In a 6-3 Decision, the Supreme Court overturned the longstanding so-called “Chevron deference,” which gave federal agencies wide leeway in interpreting what the meaning of a given law was, from which they were empowered to create a broad swathe of regulations, un-legislated laws created from one original law.
Chief Justice Roberts wrote the majority decision, declaring “Chevron is overruled. Courts must exercise their independent judgment in deciding whether an agency has acted within its statutory authority, as the [Administrative Procedure Act] requires.” The three far-left judges, Sotomayor, Brown Jackson, and Kagan dissented from the majority view.
Excerpt from CBS News
The Supreme Court on Friday overturned a landmark 40-year-old decision that gave federal agencies broad regulatory power, upending their authority to issue regulations unless Congress has spoken clearly.

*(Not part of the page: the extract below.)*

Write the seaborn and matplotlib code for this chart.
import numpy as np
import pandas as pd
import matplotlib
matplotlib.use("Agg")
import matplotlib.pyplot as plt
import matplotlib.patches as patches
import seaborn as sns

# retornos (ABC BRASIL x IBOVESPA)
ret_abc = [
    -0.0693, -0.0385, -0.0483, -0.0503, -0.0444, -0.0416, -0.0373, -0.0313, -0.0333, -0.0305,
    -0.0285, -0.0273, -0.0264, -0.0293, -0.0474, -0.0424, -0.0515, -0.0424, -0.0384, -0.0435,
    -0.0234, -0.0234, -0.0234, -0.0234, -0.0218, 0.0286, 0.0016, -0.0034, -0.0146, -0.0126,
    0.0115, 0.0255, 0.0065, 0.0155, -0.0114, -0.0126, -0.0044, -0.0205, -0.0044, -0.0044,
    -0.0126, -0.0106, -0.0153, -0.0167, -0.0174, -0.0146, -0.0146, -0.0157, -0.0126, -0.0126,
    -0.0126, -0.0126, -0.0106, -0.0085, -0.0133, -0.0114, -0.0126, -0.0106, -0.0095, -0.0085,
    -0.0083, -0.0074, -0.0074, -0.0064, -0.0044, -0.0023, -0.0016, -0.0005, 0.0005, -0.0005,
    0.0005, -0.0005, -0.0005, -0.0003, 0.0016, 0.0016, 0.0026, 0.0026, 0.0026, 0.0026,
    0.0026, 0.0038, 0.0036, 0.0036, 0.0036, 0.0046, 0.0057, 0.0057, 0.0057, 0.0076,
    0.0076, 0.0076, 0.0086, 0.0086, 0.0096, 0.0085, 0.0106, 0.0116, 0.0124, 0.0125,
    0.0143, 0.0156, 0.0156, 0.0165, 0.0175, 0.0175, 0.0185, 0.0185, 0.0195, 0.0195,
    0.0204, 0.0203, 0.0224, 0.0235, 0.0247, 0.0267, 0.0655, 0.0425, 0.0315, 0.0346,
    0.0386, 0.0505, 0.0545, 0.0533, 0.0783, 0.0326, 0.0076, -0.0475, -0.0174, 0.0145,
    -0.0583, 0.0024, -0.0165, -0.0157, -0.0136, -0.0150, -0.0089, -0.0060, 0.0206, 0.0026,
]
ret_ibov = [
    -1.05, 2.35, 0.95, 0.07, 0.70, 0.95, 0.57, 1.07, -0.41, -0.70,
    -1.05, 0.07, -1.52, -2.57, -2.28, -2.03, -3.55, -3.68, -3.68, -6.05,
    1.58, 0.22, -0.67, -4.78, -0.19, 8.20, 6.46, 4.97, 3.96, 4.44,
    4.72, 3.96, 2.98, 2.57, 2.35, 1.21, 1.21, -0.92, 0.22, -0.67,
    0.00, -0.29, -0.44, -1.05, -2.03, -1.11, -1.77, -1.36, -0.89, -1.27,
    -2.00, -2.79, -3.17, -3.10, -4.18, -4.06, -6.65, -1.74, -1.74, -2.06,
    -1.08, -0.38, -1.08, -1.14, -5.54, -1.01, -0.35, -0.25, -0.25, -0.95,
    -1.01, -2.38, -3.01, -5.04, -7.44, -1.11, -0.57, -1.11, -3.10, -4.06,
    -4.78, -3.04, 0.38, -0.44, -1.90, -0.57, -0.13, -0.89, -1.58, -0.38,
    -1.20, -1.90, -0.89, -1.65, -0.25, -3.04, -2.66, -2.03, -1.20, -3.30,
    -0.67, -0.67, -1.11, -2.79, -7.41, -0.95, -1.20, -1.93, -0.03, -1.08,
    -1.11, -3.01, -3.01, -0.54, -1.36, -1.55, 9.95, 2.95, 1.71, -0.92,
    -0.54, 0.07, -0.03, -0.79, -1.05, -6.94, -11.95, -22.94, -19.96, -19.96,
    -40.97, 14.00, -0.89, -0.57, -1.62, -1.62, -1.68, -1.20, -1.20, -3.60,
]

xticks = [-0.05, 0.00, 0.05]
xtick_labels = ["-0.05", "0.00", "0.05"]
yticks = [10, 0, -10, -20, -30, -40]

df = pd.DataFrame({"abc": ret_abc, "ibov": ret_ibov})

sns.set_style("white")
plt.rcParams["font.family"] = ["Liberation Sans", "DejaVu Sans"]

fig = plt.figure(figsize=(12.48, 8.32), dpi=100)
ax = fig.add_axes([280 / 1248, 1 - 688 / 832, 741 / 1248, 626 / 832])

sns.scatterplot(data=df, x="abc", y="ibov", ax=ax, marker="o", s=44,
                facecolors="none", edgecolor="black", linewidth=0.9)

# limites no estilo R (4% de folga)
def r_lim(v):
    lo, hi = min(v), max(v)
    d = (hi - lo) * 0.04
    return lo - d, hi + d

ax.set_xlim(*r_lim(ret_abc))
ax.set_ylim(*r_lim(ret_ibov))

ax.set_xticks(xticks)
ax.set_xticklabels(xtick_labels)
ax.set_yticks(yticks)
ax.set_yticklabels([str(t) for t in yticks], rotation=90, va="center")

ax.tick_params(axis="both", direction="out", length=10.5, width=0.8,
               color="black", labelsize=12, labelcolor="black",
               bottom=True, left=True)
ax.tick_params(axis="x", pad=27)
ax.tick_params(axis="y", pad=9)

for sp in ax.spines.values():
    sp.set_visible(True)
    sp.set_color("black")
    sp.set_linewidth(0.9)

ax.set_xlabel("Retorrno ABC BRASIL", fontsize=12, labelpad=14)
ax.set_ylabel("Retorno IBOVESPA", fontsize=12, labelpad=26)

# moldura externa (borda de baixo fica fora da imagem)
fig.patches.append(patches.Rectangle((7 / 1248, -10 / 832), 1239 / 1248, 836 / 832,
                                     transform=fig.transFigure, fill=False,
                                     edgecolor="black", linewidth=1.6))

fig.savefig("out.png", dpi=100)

The court split along ideological lines in the dispute, with Chief Justice John Roberts writing for the conservative majority. Justices Elena Kagan, Sonia Sotomayor and Ketanji Brown Jackson were in dissent. Kagan read portions of her dissent from the bench.

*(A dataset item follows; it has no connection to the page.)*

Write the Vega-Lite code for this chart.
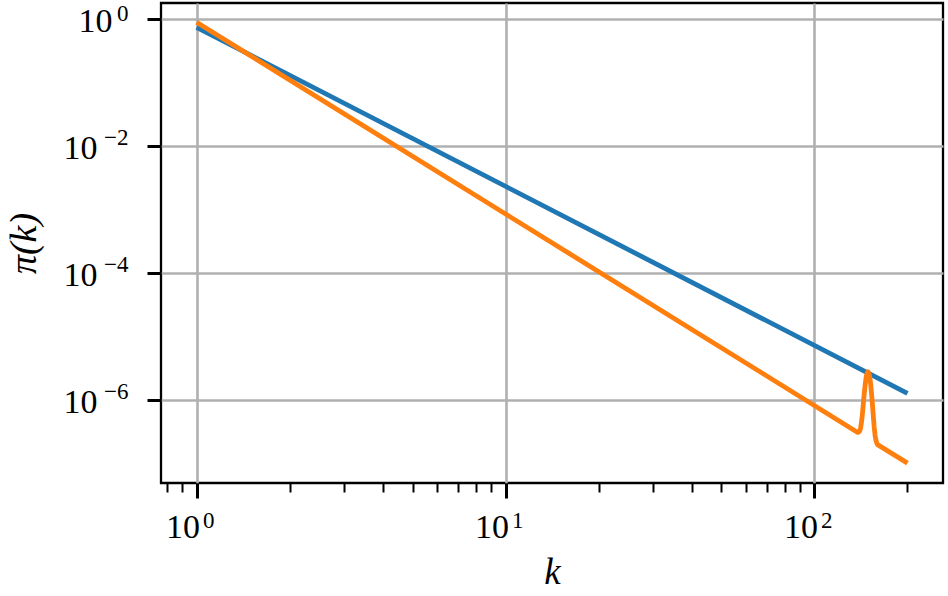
{
  "$schema": "https://vega.github.io/schema/vega-lite/v6.json",
  "width": 782,
  "height": 480,
  "autosize": "none",
  "padding": {"left": 161, "top": 3, "right": 5, "bottom": 113},
  "background": "white",
  "config": {
    "view": {"stroke": "black", "strokeWidth": 2.3},
    "font": "Liberation Serif"
  },
  "data": {
    "values": [
      {"series": "s1", "k": 1, "p": 0.748},
      {"series": "s1", "k": 200, "p": 1.276e-6},
      {"series": "s2", "k": 1, "p": 0.897},
      {"series": "s2", "k": 138, "p": 3.09e-7},
      {"series": "s2", "k": 139, "p": 3.12e-7},
      {"series": "s2", "k": 140, "p": 3.24e-7},
      {"series": "s2", "k": 141, "p": 3.63e-7},
      {"series": "s2", "k": 142, "p": 4.51e-7},
      {"series": "s2", "k": 143, "p": 6.22e-7},
      {"series": "s2", "k": 144, "p": 9.07e-7},
      {"series": "s2", "k": 145, "p": 1.314e-6},
      {"series": "s2", "k": 146, "p": 1.809e-6},
      {"series": "s2", "k": 147, "p": 2.299e-6},
      {"series": "s2", "k": 148, "p": 2.663e-6},
      {"series": "s2", "k": 149, "p": 2.796e-6},
      {"series": "s2", "k": 150, "p": 2.653e-6},
      {"series": "s2", "k": 151, "p": 2.279e-6},
      {"series": "s2", "k": 152, "p": 1.779e-6},
      {"series": "s2", "k": 153, "p": 1.275e-6},
      {"series": "s2", "k": 154, "p": 8.57e-7},
      {"series": "s2", "k": 155, "p": 5.62e-7},
      {"series": "s2", "k": 156, "p": 3.81e-7},
      {"series": "s2", "k": 157, "p": 2.83e-7},
      {"series": "s2", "k": 158, "p": 2.34e-7},
      {"series": "s2", "k": 159, "p": 2.12e-7},
      {"series": "s2", "k": 160, "p": 1.982e-7},
      {"series": "s2", "k": 200, "p": 1.015e-7}
    ]
  },
  "layer": [
    {
      "mark": {"type": "line", "strokeWidth": 4.8, "clip": true, "strokeCap": "butt", "strokeJoin": "round"},
      "encoding": {
        "x": {
          "field": "k", "type": "quantitative",
          "scale": {"type": "log", "domain": [0.767, 260.6], "nice": false},
          "axis": {
            "values": [1, 10, 100],
            "domain": false,
            "grid": true,
            "gridColor": "#b0b0b0",
            "gridWidth": 2.6,
            "gridOpacity": 1,
            "tickColor": "black",
            "tickSize": 15,
            "tickWidth": 3,
            "labelColor": "black",
            "labelFont": "Liberation Serif",
            "labelFontSize": 34,
            "labelAlign": "right",
            "labelBaseline": "alphabetic",
            "labelOffset": 3,
            "labelPadding": 39,
            "labelExpr": "'10'",
            "title": "k",
            "titleColor": "black",
            "titleFont": "Liberation Serif",
            "titleFontSize": 37,
            "titleFontWeight": "normal",
            "titleFontStyle": "italic",
            "titlePadding": 10,
            "orient": "bottom"
          }
        },
        "y": {
          "field": "p", "type": "quantitative",
          "scale": {"type": "log", "domain": [4.93e-8, 1.807], "nice": false},
          "axis": {
            "values": [1, 0.01, 0.0001, 0.000001],
            "domain": false,
            "grid": true,
            "gridColor": "#b0b0b0",
            "gridWidth": 2.6,
            "gridOpacity": 1,
            "tickColor": "black",
            "tickSize": 14,
            "tickWidth": 3,
            "labelColor": "black",
            "labelFont": "Liberation Serif",
            "labelFontSize": 34,
            "labelAlign": "right",
            "labelBaseline": "alphabetic",
            "labelOffset": 12,
            "labelPadding": {"condition": {"test": "datum.value > 0.5", "value": 35}, "value": 50},
            "labelExpr": "'10'",
            "title": "π(k)",
            "titleColor": "black",
            "titleFont": "Liberation Serif",
            "titleFontSize": 38,
            "titleFontWeight": "normal",
            "titleFontStyle": "italic",
            "titlePadding": 20,
            "orient": "left"
          }
        },
        "color": {
          "field": "series", "type": "nominal",
          "scale": {"domain": ["s1", "s2"], "range": ["#1f77b4", "#ff7f0e"]},
          "legend": null
        }
      }
    },
    {
      "mark": {"type": "rule", "opacity": 0},
      "encoding": {
        "x": {
          "field": "k", "type": "quantitative",
          "scale": {"type": "log", "domain": [0.767, 260.6], "nice": false},
          "axis": {
            "values": [0.8, 0.9, 2, 3, 4, 5, 6, 7, 8, 9, 20, 30, 40, 50, 60, 70, 80, 90, 200],
            "domain": false,
            "grid": false,
            "labels": false,
            "tickColor": "black",
            "tickSize": 9,
            "tickWidth": 2,
            "title": null,
            "orient": "bottom"
          }
        }
      }
    },
    {
      "mark": {"type": "rule", "opacity": 0},
      "encoding": {
        "x": {
          "field": "k", "type": "quantitative",
          "scale": {"type": "log", "domain": [0.767, 260.6], "nice": false},
          "axis": {
            "values": [1, 10, 100],
            "domain": false,
            "grid": false,
            "tickOpacity": 0,
            "tickSize": 15,
            "labelColor": "black",
            "labelFont": "Liberation Serif",
            "labelFontSize": 23,
            "labelAlign": "left",
            "labelBaseline": "alphabetic",
            "labelOffset": 6,
            "labelPadding": 29,
            "labelExpr": "datum.value == 1 ? '0' : datum.value == 10 ? '1' : '2'",
            "title": null,
            "orient": "bottom"
          }
        }
      }
    },
    {
      "mark": {"type": "rule", "opacity": 0},
      "encoding": {
        "y": {
          "field": "p", "type": "quantitative",
          "scale": {"type": "log", "domain": [4.93e-8, 1.807], "nice": false},
          "axis": {
            "values": [1, 0.01, 0.0001, 0.000001],
            "domain": false,
            "grid": false,
            "tickOpacity": 0,
            "tickSize": 14,
            "labelColor": "black",
            "labelFont": "Liberation Serif",
            "labelFontSize": 23,
            "labelAlign": "right",
            "labelBaseline": "alphabetic",
            "labelOffset": {"condition": {"test": "datum.value > 0.5", "value": 1}, "value": -2},
            "labelPadding": 19,
            "labelExpr": "datum.value > 0.5 ? '0' : datum.value > 0.005 ? '−2' : datum.value > 0.00005 ? '−4' : '−6'",
            "title": null,
            "orient": "left"
          }
        }
      }
    }
  ],
  "resolve": {"axis": {"x": "independent", "y": "independent"}}
}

The court’s ruling in a pair of related cases is a significant victory for the conservative legal movement, which has long aimed to unwind or weaken the 1984 decision in Chevron v. National Resources Defense Council. Critics of that landmark ruling, which involved a challenge to a regulation enacted by the Environmental Protection Agency under the Clean Air Act, have said the so-called Chevron doctrine gives unelected federal bureaucrats too much power in crafting regulations that touch on major areas of American life, such as the workplace, the environment and health care.